Othello seeks contract mediation with ACFD 5
OTHELLO — The city of Othello is seeking third-party mediation for contract negotiations with Adams County Fire District 5 after giving two-year notice May 8 that the city will be terminating its current contract due to increasing costs.
Othello Mayor Shawn Logan said in the May 8 announcement that ACFD 5 has been unwilling to negotiate with the city. He said the mediation process is written into the city’s contract with the fire district, a five-year contract was implemented in Feb. 2018.
“That third-party mediator will hear their side, will hear our side, and then we'll go back and forth and try to reach an agreement,” Logan said.
Fire District 5 Chief Gary Lebacken said the district received the two-year termination notice May 8. The district has not yet commented on the city’s termination notice or announcement.

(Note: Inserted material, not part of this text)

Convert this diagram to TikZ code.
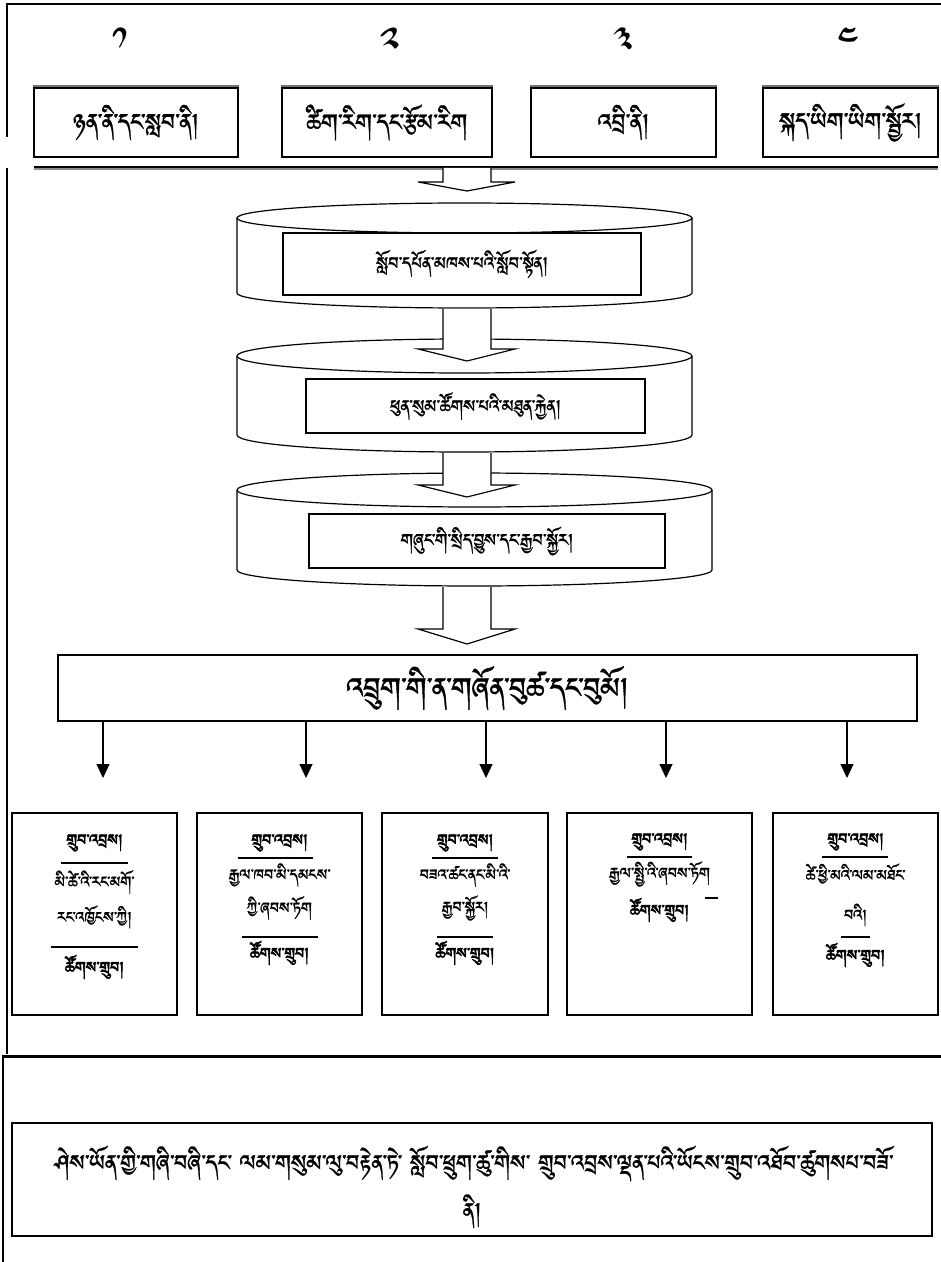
\documentclass[tikz,border=0pt]{standalone}
\usepackage{fontspec}
\usetikzlibrary{arrows.meta}
\newcommand\tibsetup[1]{\newfontfamily\tib[Script=Tibetan,FakeBold=1]{#1}\newfontfamily\tibb[Script=Tibetan,FakeBold=3]{#1}\newfontfamily\tibn[Script=Tibetan]{#1}}
\IfFontExistsTF{Jomolhari}{\tibsetup{Jomolhari}}{%
 \IfFontExistsTF{Tibetan Machine Uni}{\tibsetup{Tibetan Machine Uni}}{%
  \IfFontExistsTF{Noto Serif Tibetan}{\tibsetup{Noto Serif Tibetan}}{%
   \IfFontExistsTF{Noto Sans Tibetan}{\tibsetup{Noto Sans Tibetan}}{\tibsetup{DejaVu Sans}}}}}
\def\px{0.75pt}
\begin{document}
\begin{tikzpicture}[x=0.75pt,y=-0.75pt,
  lw/.style={line width=0.9pt},
  tbox/.style={draw,lw,fill=white,inner sep=0pt,font=\tib\fontsize{22}{24}\selectfont},
  cbox/.style={draw,lw,fill=white,inner sep=0pt,font=\tib\fontsize{16.5}{18}\selectfont},
  digit/.style={inner sep=0pt,font=\tibn\fontsize{29}{32}\selectfont},
  rbox/.style={draw,lw,inner sep=0pt,minimum height=202*\px},
  small/.style={inner sep=0pt,font=\tib\fontsize{14.5}{16}\selectfont},
  title/.style={inner sep=0pt,font=\tibb\fontsize{14.5}{16}\selectfont},
  goalline/.style={inner sep=0pt,anchor=base,font=\tib\fontsize{21}{24}\selectfont},
  rule/.style={line width=0.8pt},
  blockarr/.style={lw,fill=white},
  darr/.style={line width=0.8pt,-{Triangle[length=14*\px,width=13*\px]}}]
\useasboundingbox (0,0) rectangle (941,1262);
% frame
\draw[line width=1.5pt] (7,137) -- (7,4) -- (941,4);
\draw[line width=1.5pt] (7,168) -- (7,1054);
\draw[line width=2.25pt] (2,1056) -- (941,1056);
\draw[line width=1.5pt] (3,1056) -- (3,1262);
% digits
\node[digit] (d1) at (120,42) {༡};
\node[digit] (d2) at (390,42) {༢};
\node[digit] (d3) at (623,42) {༣};
\node[digit] (d4) at (848,42) {༤};
% top boxes
\node[tbox,minimum width=204*\px,minimum height=69*\px] (n1) at (136,122.5) {ཉན་ནི་དང་སླབ་ནི།};
\node[tbox,minimum width=210*\px,minimum height=69*\px] (n2) at (387,122.5) {ཚིག་རིག་དང་རྩོམ་རིག};
\node[tbox,minimum width=185*\px,minimum height=69*\px] (n3) at (623.5,122.5) {འབྲི་ནི།};
\node[tbox,minimum width=175*\px,minimum height=69*\px] (n4) at (850.5,122.5) {སྐད་ཡིག་ཡིག་སྦྱོར།};
\foreach \n in {n1,n2,n3,n4}{
  \draw[line width=1.1pt,black!55] ([yshift=1.1pt]\n.north west) -- ([yshift=1.1pt]\n.north east);}
% separator line
\draw[line width=1.2pt] (34,167) -- (938,167);
\draw[line width=0.8pt,black!45] (34,169) -- (938,169);
% cylinder 1
\draw[lw] (237,218) -- (237,293) .. controls (237,301.3) and (338.9,308) .. (464.5,308)
  .. controls (590.1,308) and (692,301.3) .. (692,293) -- (692,218);
\draw[lw] (464.5,218) ellipse [x radius=227.5, y radius=15];
\node[cbox,minimum width=358*\px,minimum height=62*\px] (c1) at (462,264) {སློབ་དཔོན་མཁས་པའི་སློབ་སྟོན།};
% cylinder 2
\draw[lw] (237,356) -- (237,435) .. controls (237,444.4) and (338.9,452) .. (464.5,452)
  .. controls (590.1,452) and (692,444.4) .. (692,435) -- (692,356);
\draw[lw] (464.5,356) ellipse [x radius=227.5, y radius=17];
\node[cbox,minimum width=339*\px,minimum height=54*\px] (c2) at (475.5,406) {ཕུན་སུམ་ཚོགས་པའི་མཐུན་རྐྱེན།};
% cylinder 3
\draw[lw] (237,490) -- (237,570) .. controls (237,578.8) and (343.3,586) .. (474.5,586)
  .. controls (605.7,586) and (712,578.8) .. (712,570) -- (712,490);
\draw[lw] (474.5,490) ellipse [x radius=237.5, y radius=17];
\node[cbox,minimum width=356*\px,minimum height=54*\px] (c3) at (487,541) {གཞུང་གི་སྲིད་བྱུས་དང་རྒྱབ་སྐྱོར།};
% block arrows
\filldraw[blockarr] (443,168) -- (443,182) -- (418,182) -- (467,191) -- (515,182) -- (491,182) -- (491,168);
\filldraw[blockarr] (443,309) -- (443,349) -- (418,349) -- (467,361) -- (515,349) -- (491,349) -- (491,309);
\filldraw[blockarr] (443,453) -- (443,485) -- (418,485) -- (467,497) -- (515,485) -- (491,485) -- (491,453);
\filldraw[blockarr] (443,587) -- (443,629) -- (418,629) -- (467,644) -- (515,629) -- (491,629) -- (491,587);
% big box
\node[draw,lw,fill=white,inner sep=0pt,minimum width=859*\px,minimum height=66*\px,
  font=\tib\fontsize{27}{30}\selectfont] (youth) at (487.5,688) {འབྲུག་གི་ན་གཞོན་བུཚ་དང་བུམོ།};
\foreach \i/\x in {1/103,2/306,3/486,4/666,5/847}{
  \coordinate (e\i) at (\x,778);
  \draw[darr] (youth.south -| e\i) -- (e\i);}
% result boxes
\node[rbox,minimum width=165*\px] (r1) at (94.5,914) {};
\node[rbox,minimum width=165*\px] (r2) at (279.5,914) {};
\node[rbox,minimum width=166*\px] (r3) at (465,914) {};
\node[rbox,minimum width=185*\px] (r4) at (659.5,914) {};
\node[rbox,minimum width=165*\px] (r5) at (855.5,914) {};
% box 1
\node[title] (r1a) at (94.5,843) {གྲུབ་འབྲས།};
\draw[rule] (61,863) -- (128,863);
\node[small] (r1b) at (94.5,882) {མི་ཚེ་འི་རང་མགོ་};
\node[small] (r1c) at (94.5,917) {རང་འཁྱོངས་ཀྱི།};
\draw[rule] (51,947) -- (138,947);
\node[title] (r1d) at (94.5,967) {ཚོགས་གྲུབ།};
% box 2
\node[title] (r2a) at (279.5,843) {གྲུབ་འབྲས།};
\draw[rule] (238,858) -- (313,858);
\node[small] (r2b) at (279.5,875) {རྒྱལ་ཁབ་མི་དམངས་};
\node[small] (r2c) at (279.5,908) {ཀྱི་ཞབས་ཏོག};
\draw[rule] (242,937) -- (318,937);
\node[title] (r2d) at (279.5,953) {ཚོགས་གྲུབ།};
% box 3
\node[title] (r3a) at (465,843) {གྲུབ་འབྲས།};
\draw[rule] (432,858) -- (498,858);
\node[small] (r3b) at (465,875) {བཟའ་ཚང་ནང་མི་འི་};
\node[small] (r3c) at (465,908) {རྒྱབ་སྐྱོར།};
\draw[rule] (437,937) -- (493,937);
\node[title] (r3d) at (465,953) {ཚོགས་གྲུབ།};
% box 4
\node[title] (r4a) at (659.5,842) {གྲུབ་འབྲས།};
\draw[rule] (627,857) -- (692,857);
\node[small] (r4b) at (659.5,874) {རྒྱལ་སྤྱི་འི་ཞབས་ཏོག};
\draw[rule] (705,898) -- (718,898);
\node[title] (r4d) at (659.5,910) {ཚོགས་གྲུབ།};
% box 5
\node[title] (r5a) at (855.5,842) {གྲུབ་འབྲས།};
\draw[rule] (822,857) -- (888,857);
\node[small] (r5b) at (855.5,874) {ཚེ་ཕྱི་མའི་ལམ་མཐོང་};
\node[small] (r5c) at (855.5,915) {བའི།};
\draw[rule] (841,937) -- (870,937);
\node[title] (r5d) at (855.5,955) {ཚོགས་གྲུབ།};
% goal box
\node[draw,lw,inner sep=0pt,minimum width=920*\px,minimum height=113*\px] (goal) at (472,1179.5) {};
\node[goalline] (goal1) at (474,1176)
  {ཤེས་ཡོན་གྱི་གཞི་བཞི་དང་ ལམ་གསུམ་ལུ་བརྟེན་ཏེ་ སློབ་ཕྲུག་ཚུ་གིས་ གྲུབ་འབྲས་ལྡན་པའི་ཡོངས་གྲུབ་འཐོབ་ཚུགསཔ་བཟོ་};
\node[goalline] (goal2) at (472,1224) {ནི།};
\end{tikzpicture}
\end{document}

“We took this action in order to protect the citizens of Othello and the taxpayers of Othello from future extremely large increases in payments to the fire district without any appreciable service demand,” Logan said.
According to the city’s statement, its contracted rate with ACFD 5 is $0.65 per $1000 of assessed property tax valuations in the city. Within the last year that assessed valuation has significantly increased, leading to an additional $300,000 above what the city budgeted for the 2024 contract — about $465,000 — for a total of approximately $765,000.
Logan said negotiations for the contract’s remaining two years are still on the table.
“2024 is not over yet, and (2025), it's certainly on the table,” Logan said, “and beyond if we can come to some kind of an agreement.”
According to the city’s announcement, during a meeting between the two entities in March, ACFD 5 refused the city’s offer of $524,000 — about $60,000 more than what the city had budgeted for the 2024 contract — and asked for the full amount required in the contract.
ACFD 5 and the city first met to negotiate in February, after the city found out about the increased contract costs in December 2023.
“We had discussed this with (ACFD 5), and that this was a possibility, and we wanted to renegotiate, and that the process might be more than what the city could budget for,” Logan said. “They seemed very amenable to that. They talked about whether that amount would be collectible, according to the latest assessor’s estimates, and they were all very agreeable, right up until they surprised us right around Christmas time.”
The city’s May 8 announcement stated that Adams County Commissioner Jay R. Weise, who also serves on the ACFD 5 Board of Commissioners, said the time to negotiate for 2024 has passed. According to the city’s statement, ACFD 5 has also hired a consultant to do a study on whether the city is paying enough to the fire district, and won’t have the results until summer.
Othello residents inside city limits do not pay taxes directly to ACFD 5, so the main financial impact on the public comes from the expenses taken from the city’s budget for the contracted services, which could draw funds away from other departments and projects.
“Every entity, whether it's a fire district, a county or a city, when it allocates funds in its budget, and then it has an unexpected expense,” Logan said, “that means things are going to have to get cut in order to delete that expense.”
Logan said the city won’t know whether its tax revenues will go up comparably to the property tax assessed valuation until they receive the first payment, which he said should come in the next couple of weeks.
“We haven’t explored all our options yet,” he said.
Logan said the city is hoping a new contract fee would be based on more data points than just the city’s assessed valuation.
“One of the data values was population, one of the data values was the square mileage of the city and another data value was assessed valuation,” he said. “Those were some of the basic ones, just to make it a more equitable amount.”
According to the city’s statement, the city of Quincy and Grant County Fire District 3 renegotiated their contract earlier in the year in a similar manner, expanding to five different data points that, according to the statement, “allowed for the growth of the fire district revenues and gave the City a more predictable financial budgeting mechanism.”
“As the city grew and the assessed valuation and the population and the size of the city continued to grow, it assured the fire district that they would continue to grow through their revenues in order to meet any current and future demand,” Logan said. “That's what we really, ultimately, are looking for in a mediation with our fire district.”
Logan said it is too early to tell what the expense of terminating the ACFD 5 contract will look like. The May 8 announcement said the city is still the legal owner of the Fire Hall building and all the local fire trucks and equipment, and that the Othello City Council directed Logan and staff to look into the option of the city managing its own fire department.